There is the call-up jihad and the defensive jihad. Muslim scholars call the call-up jihad collective duty. In other words, if some Muslims carry out this duty, the rest are absolved of it. This type of jihad calls for the recruitment of every rational, mature person who can fight…. As to the defensive jihad, it is when an enemy enters a country and occupies it. In this case everyone must carry out jihad, each according to his ability. This is called a state of public mobilization. In this case, all people resist. The woman goes to war without permission from her husband. The same applies to servant and master. The children also go to war without asking their father’s permission, as the right of the entire society takes precedence over the private rights of individuals. So the children go out. Here the fathers do not force the children to go to war. The children themselves went to war acting on religious and national motivations. So they throw rocks at the enemy. As the saying goes, throw rocks rather than flee. The children throw stones and do what they can. This is different from the call-up jihad that some of our brethren talk about, when jihad becomes a collective duty and we select the persons needed and resist as much as we can.32
Concurring with al-Qaradawi, the American religious scholar John Kelsay has written that the call for a defensive jihad against non-Muslim aggressors “is intended to reflect increased urgency,” which in turn speeds the mobilization of Islamic forces. In a defensive scenario, Kelsay maintains that “jihad becomes a duty for all conscientious Muslims, and one need not—cannot—wait for authorization other than that given by God: command good and forbid evil.”33 In the preamble to a fatwa issued on 23 February 1998, therefore, bin Laden closely follows the analysis of both al-Qaradawi and Kelsay, stressing that the individual Muslim’s responsibility to engage in jihad against those attacking Islam. Self-defense is simply complying with “God’s order,” bin Laden wrote, and supported his argument by reminding Muslims that “ulema have throughout Islamic history unanimously agreed that the jihad is an
individual duty if the enemy destroys the Muslim countries.” Quoting Islamic authorities, bin Laden said that “nothing is more sacred than belief except repulsing an enemy who is attacking religion and life.”34
Beyond religious interpretations, bin Laden’s call for a defensive jihad harkens the Muslim world to the successful anti-Crusader exploits of two of its most famous soldiers—Nura al-Din and Saladin—who rallied the faithful on the basis of each Muslim’s duty “to protect the territory and religion of Islam from attacks by [non-Muslim] aggressors.” In his book The Holy War Idea in Western and Islamic Traditions, the American scholar J. T. Johnson accurately describes the valid historical and theological precedents to which bin Laden appeals.

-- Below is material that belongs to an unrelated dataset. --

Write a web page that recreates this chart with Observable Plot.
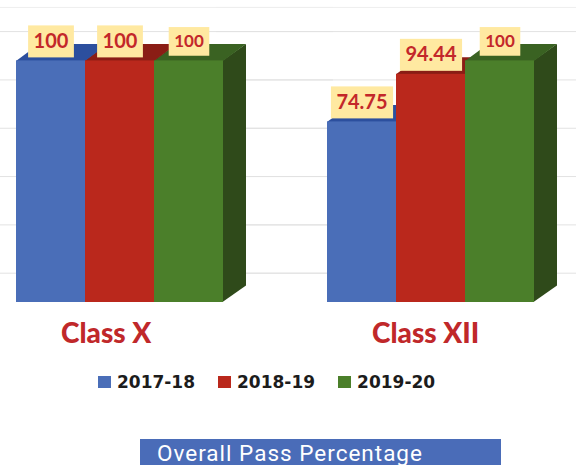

This conception [of defensive jihad] is associated historically with the heroic figures of Nur al-Din and Saladin, but actually the authority they possessed to wage jihad arose from the authority and responsibility of all Muslims, incumbent on every one as an individual duty, to defend the religion and territory of Islam against aggressors. The concept of such individual responsibility and the accompanying responsibility is defined in classical [Islamic] juristic thought. What was different in the conception of the leader’s authority in the struggle against the Crusades, and particularly in Saladin’s war against the Latin Kingdom of Jerusalem, was that this Muslim leader put himself at the head of a jihad legitimized not by the authority of the caliph or imam of the Muslim community, but by the individual responsibility and authority of Muslims to oppose Crusaders as aggressors against the dar-al-Islam. Their authority as the leaders of the jihad, that is, did not flow downward from the juridically correct authority of caliph or imam, but upward from the religious and moral authority implied by the individual obligation of every Muslim.